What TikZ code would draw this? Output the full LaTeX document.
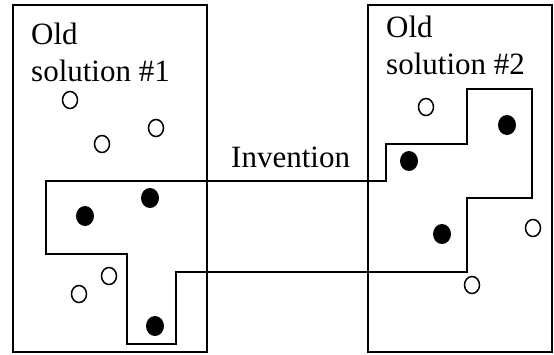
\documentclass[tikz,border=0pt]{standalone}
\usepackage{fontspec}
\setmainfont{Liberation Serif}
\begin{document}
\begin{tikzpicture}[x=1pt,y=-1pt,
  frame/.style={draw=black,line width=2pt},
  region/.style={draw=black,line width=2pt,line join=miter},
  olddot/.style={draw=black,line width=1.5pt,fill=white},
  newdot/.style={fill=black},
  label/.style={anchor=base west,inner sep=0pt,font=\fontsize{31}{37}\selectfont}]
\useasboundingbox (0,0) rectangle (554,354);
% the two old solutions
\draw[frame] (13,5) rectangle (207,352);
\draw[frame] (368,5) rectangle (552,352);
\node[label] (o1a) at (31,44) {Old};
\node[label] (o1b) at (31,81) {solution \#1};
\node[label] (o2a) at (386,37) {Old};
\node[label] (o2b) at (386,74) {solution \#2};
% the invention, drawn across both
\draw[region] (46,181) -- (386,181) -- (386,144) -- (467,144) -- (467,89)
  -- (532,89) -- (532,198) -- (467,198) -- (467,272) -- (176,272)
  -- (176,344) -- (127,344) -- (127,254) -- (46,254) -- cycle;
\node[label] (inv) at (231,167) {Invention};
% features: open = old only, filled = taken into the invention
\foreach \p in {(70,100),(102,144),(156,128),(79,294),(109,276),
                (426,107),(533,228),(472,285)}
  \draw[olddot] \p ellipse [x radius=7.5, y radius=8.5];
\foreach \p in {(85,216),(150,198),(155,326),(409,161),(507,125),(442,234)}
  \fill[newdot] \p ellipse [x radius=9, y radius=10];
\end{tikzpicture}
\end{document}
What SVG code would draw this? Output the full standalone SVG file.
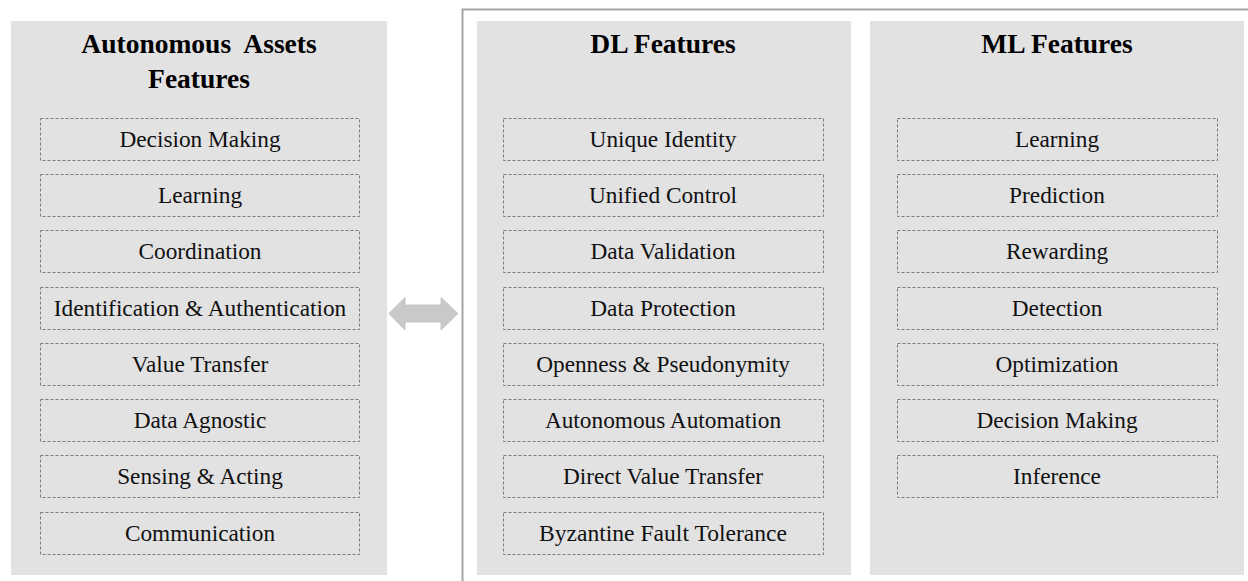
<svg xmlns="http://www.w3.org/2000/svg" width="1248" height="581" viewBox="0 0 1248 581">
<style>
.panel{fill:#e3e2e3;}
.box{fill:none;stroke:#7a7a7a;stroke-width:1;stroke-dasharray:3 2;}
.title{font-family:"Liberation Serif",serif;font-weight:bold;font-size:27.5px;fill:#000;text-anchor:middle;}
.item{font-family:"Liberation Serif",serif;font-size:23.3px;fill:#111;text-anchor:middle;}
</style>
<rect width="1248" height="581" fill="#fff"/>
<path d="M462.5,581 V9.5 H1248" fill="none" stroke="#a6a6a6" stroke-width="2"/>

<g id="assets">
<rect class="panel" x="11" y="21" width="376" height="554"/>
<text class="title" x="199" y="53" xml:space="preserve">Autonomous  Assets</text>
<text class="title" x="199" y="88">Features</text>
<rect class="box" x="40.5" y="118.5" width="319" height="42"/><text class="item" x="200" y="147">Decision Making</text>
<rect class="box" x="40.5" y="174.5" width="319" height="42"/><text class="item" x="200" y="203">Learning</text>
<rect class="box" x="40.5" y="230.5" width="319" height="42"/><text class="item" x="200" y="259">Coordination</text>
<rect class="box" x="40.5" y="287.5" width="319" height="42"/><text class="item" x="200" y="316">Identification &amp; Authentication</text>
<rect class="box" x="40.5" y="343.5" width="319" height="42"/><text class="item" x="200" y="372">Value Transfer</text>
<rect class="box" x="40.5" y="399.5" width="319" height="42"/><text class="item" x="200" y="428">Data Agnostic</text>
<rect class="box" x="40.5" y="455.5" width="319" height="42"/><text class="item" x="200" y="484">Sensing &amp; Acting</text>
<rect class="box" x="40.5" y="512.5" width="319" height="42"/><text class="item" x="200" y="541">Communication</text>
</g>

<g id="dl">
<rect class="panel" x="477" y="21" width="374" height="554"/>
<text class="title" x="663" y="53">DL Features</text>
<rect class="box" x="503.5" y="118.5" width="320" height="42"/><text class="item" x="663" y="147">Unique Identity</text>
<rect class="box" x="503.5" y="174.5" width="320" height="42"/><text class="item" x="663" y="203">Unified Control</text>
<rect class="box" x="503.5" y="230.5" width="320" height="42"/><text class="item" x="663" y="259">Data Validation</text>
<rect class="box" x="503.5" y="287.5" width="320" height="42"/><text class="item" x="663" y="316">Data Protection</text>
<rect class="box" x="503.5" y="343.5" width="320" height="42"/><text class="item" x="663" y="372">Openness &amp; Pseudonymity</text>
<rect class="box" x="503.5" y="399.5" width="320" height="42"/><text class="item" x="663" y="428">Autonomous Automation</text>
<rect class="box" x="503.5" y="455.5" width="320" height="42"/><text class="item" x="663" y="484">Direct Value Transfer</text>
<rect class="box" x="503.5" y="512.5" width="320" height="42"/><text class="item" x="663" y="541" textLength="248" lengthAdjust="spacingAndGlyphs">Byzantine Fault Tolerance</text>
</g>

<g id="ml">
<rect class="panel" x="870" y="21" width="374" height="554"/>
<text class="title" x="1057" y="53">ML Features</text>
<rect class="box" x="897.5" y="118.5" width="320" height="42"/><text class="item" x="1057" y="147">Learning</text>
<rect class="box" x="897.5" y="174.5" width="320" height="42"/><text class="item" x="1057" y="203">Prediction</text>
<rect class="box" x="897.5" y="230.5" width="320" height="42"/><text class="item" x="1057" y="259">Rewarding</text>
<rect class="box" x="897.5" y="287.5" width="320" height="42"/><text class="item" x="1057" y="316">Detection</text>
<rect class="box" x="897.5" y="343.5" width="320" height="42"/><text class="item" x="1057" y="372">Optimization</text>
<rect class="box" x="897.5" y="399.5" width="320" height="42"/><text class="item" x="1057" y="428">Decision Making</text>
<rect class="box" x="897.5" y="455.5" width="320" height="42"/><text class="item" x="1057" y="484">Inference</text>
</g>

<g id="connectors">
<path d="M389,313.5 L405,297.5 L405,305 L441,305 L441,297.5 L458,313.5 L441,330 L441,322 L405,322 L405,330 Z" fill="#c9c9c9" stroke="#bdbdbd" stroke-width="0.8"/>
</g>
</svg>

============

> **Task**
In the copy, include all records verbatim but no images.

> **Result for this exercise**
What TikZ code would draw this? Output the full LaTeX document.
\documentclass[tikz,border=0pt]{standalone}
\usepackage{fontspec}
\setmainfont{Liberation Serif}
\begin{document}
\begin{tikzpicture}[x=1pt,y=-1pt,
  frame/.style={draw=black,line width=2pt},
  region/.style={draw=black,line width=2pt,line join=miter},
  olddot/.style={draw=black,line width=1.5pt,fill=white},
  newdot/.style={fill=black},
  label/.style={anchor=base west,inner sep=0pt,font=\fontsize{31}{37}\selectfont}]
\useasboundingbox (0,0) rectangle (554,354);
% the two old solutions
\draw[frame] (13,5) rectangle (207,352);
\draw[frame] (368,5) rectangle (552,352);
\node[label] (o1a) at (31,44) {Old};
\node[label] (o1b) at (31,81) {solution \#1};
\node[label] (o2a) at (386,37) {Old};
\node[label] (o2b) at (386,74) {solution \#2};
% the invention, drawn across both
\draw[region] (46,181) -- (386,181) -- (386,144) -- (467,144) -- (467,89)
  -- (532,89) -- (532,198) -- (467,198) -- (467,272) -- (176,272)
  -- (176,344) -- (127,344) -- (127,254) -- (46,254) -- cycle;
\node[label] (inv) at (231,167) {Invention};
% features: open = old only, filled = taken into the invention
\foreach \p in {(70,100),(102,144),(156,128),(79,294),(109,276),
                (426,107),(533,228),(472,285)}
  \draw[olddot] \p ellipse [x radius=7.5, y radius=8.5];
\foreach \p in {(85,216),(150,198),(155,326),(409,161),(507,125),(442,234)}
  \fill[newdot] \p ellipse [x radius=9, y radius=10];
\end{tikzpicture}
\end{document}
What SVG code would draw this? Output the full standalone SVG file.
<svg xmlns="http://www.w3.org/2000/svg" width="1248" height="581" viewBox="0 0 1248 581">
<style>
.panel{fill:#e3e2e3;}
.box{fill:none;stroke:#7a7a7a;stroke-width:1;stroke-dasharray:3 2;}
.title{font-family:"Liberation Serif",serif;font-weight:bold;font-size:27.5px;fill:#000;text-anchor:middle;}
.item{font-family:"Liberation Serif",serif;font-size:23.3px;fill:#111;text-anchor:middle;}
</style>
<rect width="1248" height="581" fill="#fff"/>
<path d="M462.5,581 V9.5 H1248" fill="none" stroke="#a6a6a6" stroke-width="2"/>

<g id="assets">
<rect class="panel" x="11" y="21" width="376" height="554"/>
<text class="title" x="199" y="53" xml:space="preserve">Autonomous  Assets</text>
<text class="title" x="199" y="88">Features</text>
<rect class="box" x="40.5" y="118.5" width="319" height="42"/><text class="item" x="200" y="147">Decision Making</text>
<rect class="box" x="40.5" y="174.5" width="319" height="42"/><text class="item" x="200" y="203">Learning</text>
<rect class="box" x="40.5" y="230.5" width="319" height="42"/><text class="item" x="200" y="259">Coordination</text>
<rect class="box" x="40.5" y="287.5" width="319" height="42"/><text class="item" x="200" y="316">Identification &amp; Authentication</text>
<rect class="box" x="40.5" y="343.5" width="319" height="42"/><text class="item" x="200" y="372">Value Transfer</text>
<rect class="box" x="40.5" y="399.5" width="319" height="42"/><text class="item" x="200" y="428">Data Agnostic</text>
<rect class="box" x="40.5" y="455.5" width="319" height="42"/><text class="item" x="200" y="484">Sensing &amp; Acting</text>
<rect class="box" x="40.5" y="512.5" width="319" height="42"/><text class="item" x="200" y="541">Communication</text>
</g>

<g id="dl">
<rect class="panel" x="477" y="21" width="374" height="554"/>
<text class="title" x="663" y="53">DL Features</text>
<rect class="box" x="503.5" y="118.5" width="320" height="42"/><text class="item" x="663" y="147">Unique Identity</text>
<rect class="box" x="503.5" y="174.5" width="320" height="42"/><text class="item" x="663" y="203">Unified Control</text>
<rect class="box" x="503.5" y="230.5" width="320" height="42"/><text class="item" x="663" y="259">Data Validation</text>
<rect class="box" x="503.5" y="287.5" width="320" height="42"/><text class="item" x="663" y="316">Data Protection</text>
<rect class="box" x="503.5" y="343.5" width="320" height="42"/><text class="item" x="663" y="372">Openness &amp; Pseudonymity</text>
<rect class="box" x="503.5" y="399.5" width="320" height="42"/><text class="item" x="663" y="428">Autonomous Automation</text>
<rect class="box" x="503.5" y="455.5" width="320" height="42"/><text class="item" x="663" y="484">Direct Value Transfer</text>
<rect class="box" x="503.5" y="512.5" width="320" height="42"/><text class="item" x="663" y="541" textLength="248" lengthAdjust="spacingAndGlyphs">Byzantine Fault Tolerance</text>
</g>

<g id="ml">
<rect class="panel" x="870" y="21" width="374" height="554"/>
<text class="title" x="1057" y="53">ML Features</text>
<rect class="box" x="897.5" y="118.5" width="320" height="42"/><text class="item" x="1057" y="147">Learning</text>
<rect class="box" x="897.5" y="174.5" width="320" height="42"/><text class="item" x="1057" y="203">Prediction</text>
<rect class="box" x="897.5" y="230.5" width="320" height="42"/><text class="item" x="1057" y="259">Rewarding</text>
<rect class="box" x="897.5" y="287.5" width="320" height="42"/><text class="item" x="1057" y="316">Detection</text>
<rect class="box" x="897.5" y="343.5" width="320" height="42"/><text class="item" x="1057" y="372">Optimization</text>
<rect class="box" x="897.5" y="399.5" width="320" height="42"/><text class="item" x="1057" y="428">Decision Making</text>
<rect class="box" x="897.5" y="455.5" width="320" height="42"/><text class="item" x="1057" y="484">Inference</text>
</g>

<g id="connectors">
<path d="M389,313.5 L405,297.5 L405,305 L441,305 L441,297.5 L458,313.5 L441,330 L441,322 L405,322 L405,330 Z" fill="#c9c9c9" stroke="#bdbdbd" stroke-width="0.8"/>
</g>
</svg>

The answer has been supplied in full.